The Academy Award–winning director, 68, said in a recent interview with CTV News about his views on the ongoing debate about artificial intelligence, which is a large cornerstone of SAG-AFTRA's recently announced strike against Hollywood studios.
During the conversation, Cameron referenced his 1984 film The Terminator, which starred Arnold Schwarzenegger as a cyborg assassin.
“I warned you guys in 1984, and you didn't listen,” Cameron told CTV News.
Saying he "absolutely share(s) the concern" about AI potentially going too far, Cameron told CTV news, "I think the weaponization of AI is the biggest danger."
“I think that we will get into the equivalent of a nuclear arms race with AI, and if we don't build it, the other guys are for sure going to build it, and so then it'll escalate," said the Avatar and Titanic director. "You could imagine an AI in a combat theatre, the whole thing just being fought by the computers at a speed humans can no longer intercede, and you have no ability to deescalate."
James Cameron. MATT WINKELMEYER/GETTY
In a press conference announcing the union's intention to strike against the AMPTP (Alliance of Motion Picture and Television Producers), SAG-AFTRA's national executive director and chief negotiator, Duncan Crabtree-Ireland, said in part: "This 'groundbreaking' AI proposal that they gave us yesterday, they proposed that our background performers should be able to be scanned, get one day’s pay, and their companies should own that scan, their image, their likeness and should be able to use it for the rest of eternity on any project they want, with no consent and no compensation."

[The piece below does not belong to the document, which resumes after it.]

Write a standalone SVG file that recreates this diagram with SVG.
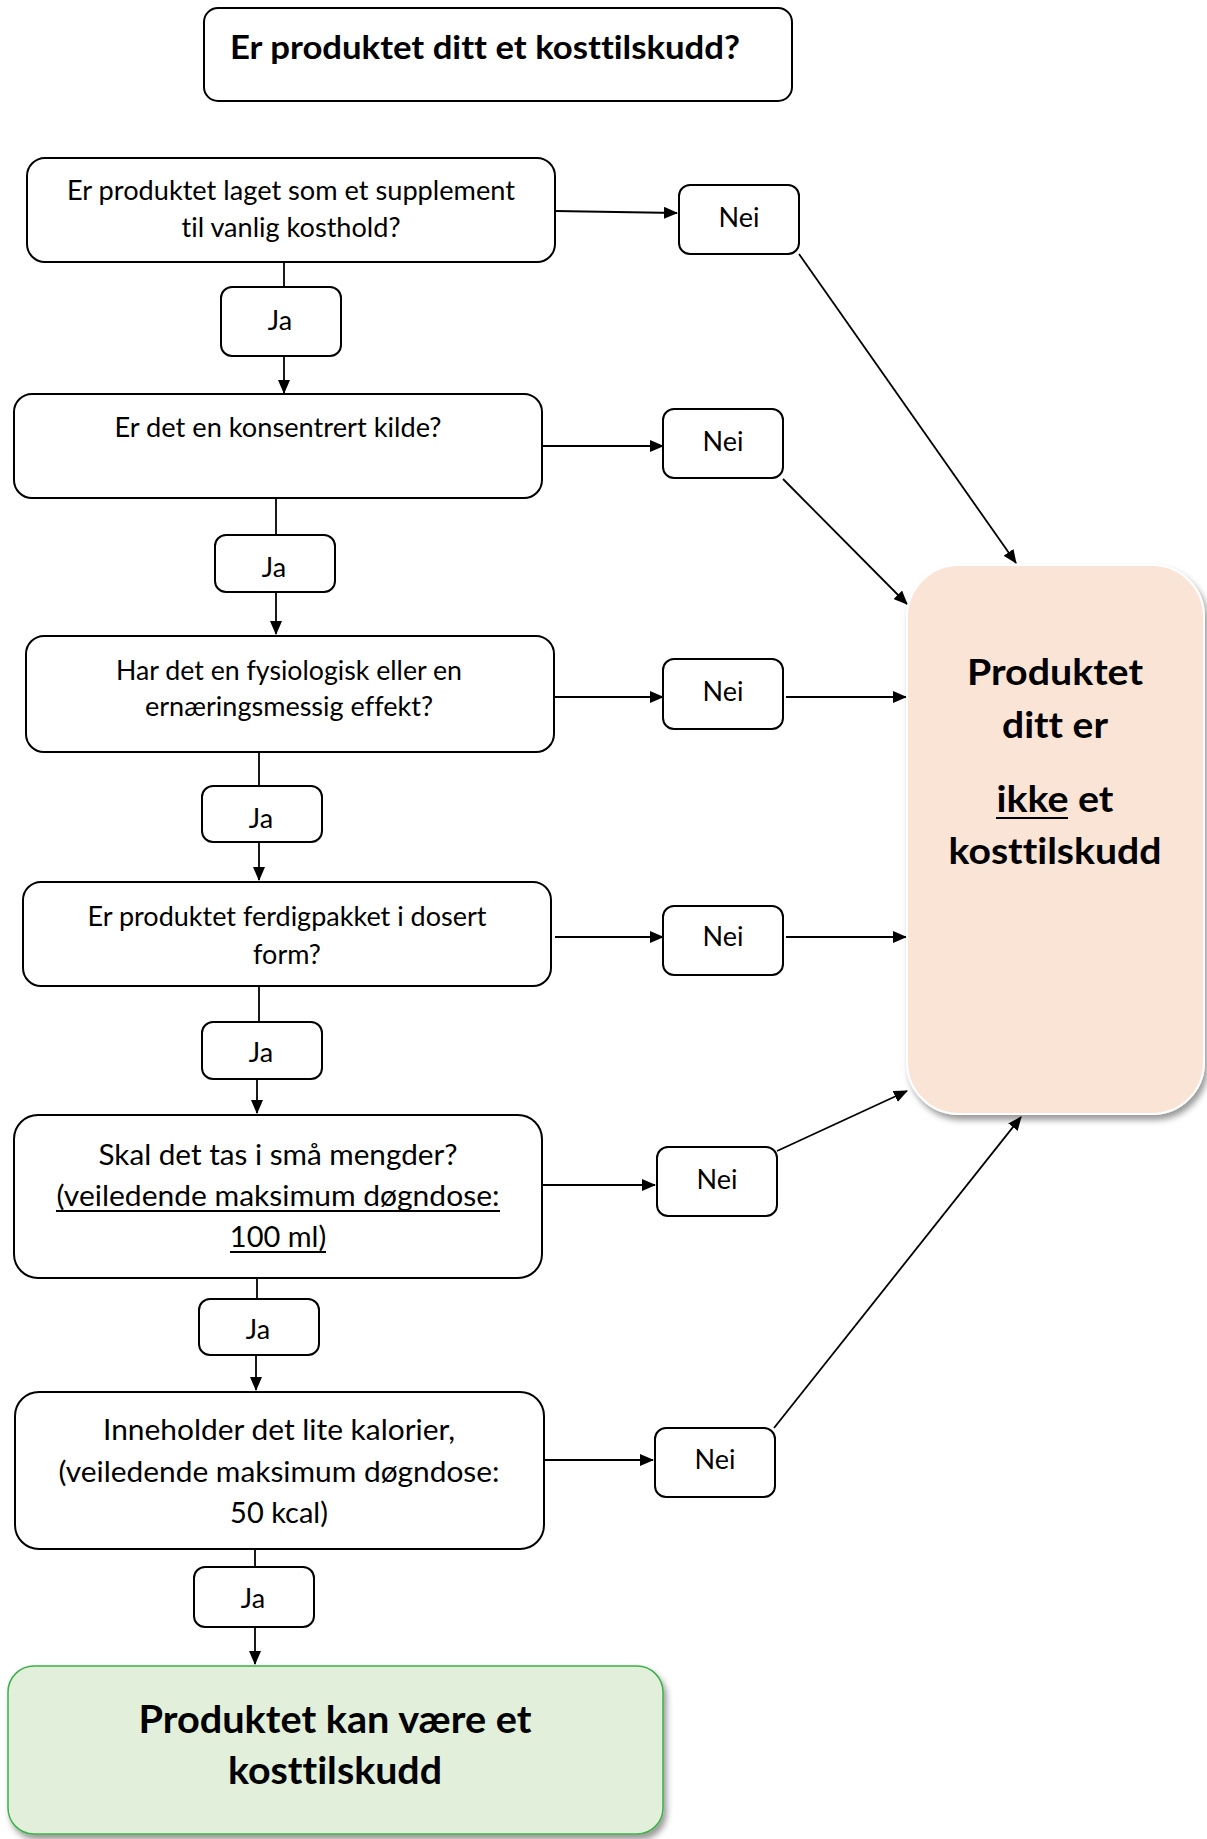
<svg xmlns="http://www.w3.org/2000/svg" width="1207" height="1839" viewBox="0 0 1207 1839">
<style>
text{font-variant-ligatures:none}
.box{fill:#fff;stroke:#000;stroke-width:2}
.q{font-family:Lato,"Liberation Sans",sans-serif;font-size:27px;text-anchor:middle;fill:#000}
.q2{font-family:Lato,"Liberation Sans",sans-serif;font-size:29px;text-anchor:middle;fill:#000}
.b{font-family:Lato,"Liberation Sans",sans-serif;font-weight:bold;text-anchor:middle;fill:#000}
.c{fill:none;stroke:#000;stroke-width:1.8}
.u{stroke:#000;stroke-width:2}
</style>
<defs>
<marker id="ah" markerWidth="14" markerHeight="12" refX="13" refY="6" orient="auto" markerUnits="userSpaceOnUse">
<path d="M0,0 L14,6 L0,12 Z" fill="#000"/>
</marker>
<filter id="sh" x="-10%" y="-10%" width="125%" height="125%">
<feDropShadow dx="3" dy="5" stdDeviation="3" flood-color="#000" flood-opacity="0.4"/>
</filter>
</defs>

<g id="connectors">
<line class="c" x1="555" y1="211" x2="677" y2="213" marker-end="url(#ah)"/>
<line class="c" x1="284" y1="262" x2="284" y2="287"/>
<line class="c" x1="284" y1="356" x2="284" y2="393" marker-end="url(#ah)"/>
<line class="c" x1="542" y1="446" x2="663" y2="446" marker-end="url(#ah)"/>
<line class="c" x1="276" y1="498" x2="276" y2="535"/>
<line class="c" x1="276" y1="592" x2="276" y2="634" marker-end="url(#ah)"/>
<line class="c" x1="554" y1="697" x2="663" y2="697" marker-end="url(#ah)"/>
<line class="c" x1="259" y1="752" x2="259" y2="786"/>
<line class="c" x1="259" y1="842" x2="259" y2="880" marker-end="url(#ah)"/>
<line class="c" x1="555" y1="937" x2="663" y2="937" marker-end="url(#ah)"/>
<line class="c" x1="259" y1="986" x2="259" y2="1022"/>
<line class="c" x1="257" y1="1079" x2="257" y2="1113" marker-end="url(#ah)"/>
<line class="c" x1="542" y1="1185" x2="655" y2="1185" marker-end="url(#ah)"/>
<line class="c" x1="257" y1="1278" x2="257" y2="1299"/>
<line class="c" x1="256" y1="1355" x2="256" y2="1390" marker-end="url(#ah)"/>
<line class="c" x1="544" y1="1460" x2="653" y2="1460" marker-end="url(#ah)"/>
<line class="c" x1="255" y1="1549" x2="255" y2="1567"/>
<line class="c" x1="255" y1="1627" x2="255" y2="1664" marker-end="url(#ah)"/>
<line class="c" x1="799" y1="254" x2="1016" y2="563" marker-end="url(#ah)"/>
<line class="c" x1="783" y1="479" x2="907" y2="604" marker-end="url(#ah)"/>
<line class="c" x1="786" y1="697" x2="906" y2="697" marker-end="url(#ah)"/>
<line class="c" x1="786" y1="937" x2="906" y2="937" marker-end="url(#ah)"/>
<line class="c" x1="777" y1="1151" x2="907" y2="1091" marker-end="url(#ah)"/>
<line class="c" x1="774" y1="1428" x2="1021" y2="1117" marker-end="url(#ah)"/>
</g>

<g id="title">
<rect class="box" x="204" y="8" width="588" height="93" rx="14"/>
<text class="b" x="485" y="59" font-size="32" textLength="510" lengthAdjust="spacingAndGlyphs">Er produktet ditt et kosttilskudd?</text>
</g>

<g id="q1">
<rect class="box" x="27" y="158" width="528" height="104" rx="18"/>
<text class="q" x="291" y="200" textLength="448" lengthAdjust="spacingAndGlyphs">Er produktet laget som et supplement</text>
<text class="q" x="291" y="237" textLength="219" lengthAdjust="spacingAndGlyphs">til vanlig kosthold?</text>
</g>
<g id="nei1"><rect class="box" x="679" y="185" width="120" height="69" rx="11"/><text class="q" x="739" y="227">Nei</text></g>
<g id="ja1"><rect class="box" x="221" y="287" width="120" height="69" rx="11"/><text class="q" x="280" y="330">Ja</text></g>

<g id="q2">
<rect class="box" x="14" y="394" width="528" height="104" rx="18"/>
<text class="q" x="278" y="437" textLength="327" lengthAdjust="spacingAndGlyphs">Er det en konsentrert kilde?</text>
</g>
<g id="nei2"><rect class="box" x="663" y="409" width="120" height="69" rx="11"/><text class="q" x="723" y="451">Nei</text></g>
<g id="ja2"><rect class="box" x="215" y="535" width="120" height="57" rx="11"/><text class="q" x="274" y="577">Ja</text></g>

<g id="q3">
<rect class="box" x="26" y="636" width="528" height="116" rx="18"/>
<text class="q" x="289" y="680" textLength="346" lengthAdjust="spacingAndGlyphs">Har det en fysiologisk eller en</text>
<text class="q" x="289" y="716" textLength="288" lengthAdjust="spacingAndGlyphs">ernæringsmessig effekt?</text>
</g>
<g id="nei3"><rect class="box" x="663" y="659" width="120" height="70" rx="11"/><text class="q" x="723" y="701">Nei</text></g>
<g id="ja3"><rect class="box" x="202" y="786" width="120" height="56" rx="11"/><text class="q" x="261" y="828">Ja</text></g>

<g id="q4">
<rect class="box" x="23" y="882" width="528" height="104" rx="18"/>
<text class="q" x="287" y="926" textLength="399" lengthAdjust="spacingAndGlyphs">Er produktet ferdigpakket i dosert</text>
<text class="q" x="287" y="964">form?</text>
</g>
<g id="nei4"><rect class="box" x="663" y="906" width="120" height="69" rx="11"/><text class="q" x="723" y="946">Nei</text></g>
<g id="ja4"><rect class="box" x="202" y="1022" width="120" height="57" rx="11"/><text class="q" x="261" y="1062">Ja</text></g>

<g id="q5">
<rect class="box" x="14" y="1115" width="528" height="163" rx="24"/>
<text class="q2" x="278" y="1165" textLength="359" lengthAdjust="spacingAndGlyphs">Skal det tas i små mengder?</text>
<text class="q2" x="278" y="1206" textLength="443" lengthAdjust="spacingAndGlyphs">(veiledende maksimum døgndose:</text>
<line class="u" x1="56" y1="1211" x2="500" y2="1211"/>
<text class="q2" x="278" y="1247">100 ml)</text>
<line class="u" x1="230" y1="1252" x2="326" y2="1252"/>
</g>
<g id="nei5"><rect class="box" x="657" y="1147" width="120" height="69" rx="11"/><text class="q" x="717" y="1189">Nei</text></g>
<g id="ja5"><rect class="box" x="199" y="1299" width="120" height="56" rx="11"/><text class="q" x="258" y="1339">Ja</text></g>

<g id="q6">
<rect class="box" x="15" y="1392" width="529" height="157" rx="24"/>
<text class="q2" x="279" y="1440" textLength="352" lengthAdjust="spacingAndGlyphs">Inneholder det lite kalorier,</text>
<text class="q2" x="279" y="1482" textLength="441" lengthAdjust="spacingAndGlyphs">(veiledende maksimum døgndose:</text>
<text class="q2" x="279" y="1523">50 kcal)</text>
</g>
<g id="nei6"><rect class="box" x="655" y="1428" width="120" height="69" rx="11"/><text class="q" x="715" y="1469">Nei</text></g>
<g id="ja6"><rect class="box" x="194" y="1567" width="120" height="60" rx="11"/><text class="q" x="253" y="1608">Ja</text></g>

<g id="result-yes">
<rect x="8" y="1666" width="655" height="168" rx="26" fill="#E2EFDA" stroke="#3CB04A" stroke-width="1.5" filter="url(#sh)"/>
<text class="b" x="335" y="1733" font-size="38" textLength="393" lengthAdjust="spacingAndGlyphs">Produktet kan være et</text>
<text class="b" x="335" y="1784" font-size="38" textLength="214" lengthAdjust="spacingAndGlyphs">kosttilskudd</text>
</g>

<g id="result-no">
<rect x="907" y="565" width="297" height="549" rx="52" fill="#FAE4D6" stroke="#fff" stroke-width="2" filter="url(#sh)"/>
<text class="b" x="1055" y="685" font-size="36" textLength="176" lengthAdjust="spacingAndGlyphs">Produktet</text>
<text class="b" x="1055" y="738" font-size="36" textLength="106" lengthAdjust="spacingAndGlyphs">ditt er</text>
<text class="b" x="1055" y="812" font-size="36" textLength="117" lengthAdjust="spacingAndGlyphs">ikke et</text>
<line class="u" x1="996" y1="818" x2="1068" y2="818" stroke-width="2.5"/>
<text class="b" x="1055" y="864" font-size="36" textLength="213" lengthAdjust="spacingAndGlyphs">kosttilskudd</text>
</g>
</svg>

In a statement ahead of the union's decision, the AMPTP said their offer to SAG-AFTRA (Screen Actors Guild and the American Federation of Television and Radio Artists) included "a groundbreaking AI proposal that protects actors' digital likenesses."
According to Reuters, the AMPTP doubled down after the SAG-AFTRA press conference by stating that the union's claim is false: "[Studios] said the current proposal would restrict the use of the digital replica to the motion picture for which the background actor is employed. Any other use would require that actor’s consent and bargaining for the use, subject to a minimum payment."
Arnold Schwarzenegger in The Terminator(1984).
ORION/KOBAL/SHUTTERSTOCK
Schwarzenegger, 75, recently spoke about Cameron, praising him for predicting the future of artificial intelligence in the Terminator films that Schwarzenegger said has now "become a reality."
“Today, everyone is frightened of it, of where this is gonna go," the actor said of current concerns around AI, during An Evening with Arnold Schwarzenegger in Los Angeles last month. "And in this movie, in Terminator, we talk about the machines becoming self-aware and they take over."
Schwarzenegger celebrated the "brilliance of writing" in Cameron's sci-fi film, given that "at that time we [had] scratched the surface of AI, artificial intelligence. Think about that.”
“Now over the course of decades, it has become a reality. So it's not any more fantasy or kind of futuristic. It is here today. And so this is the extraordinary writing of Jim Cameron,” Schwarzenegger added.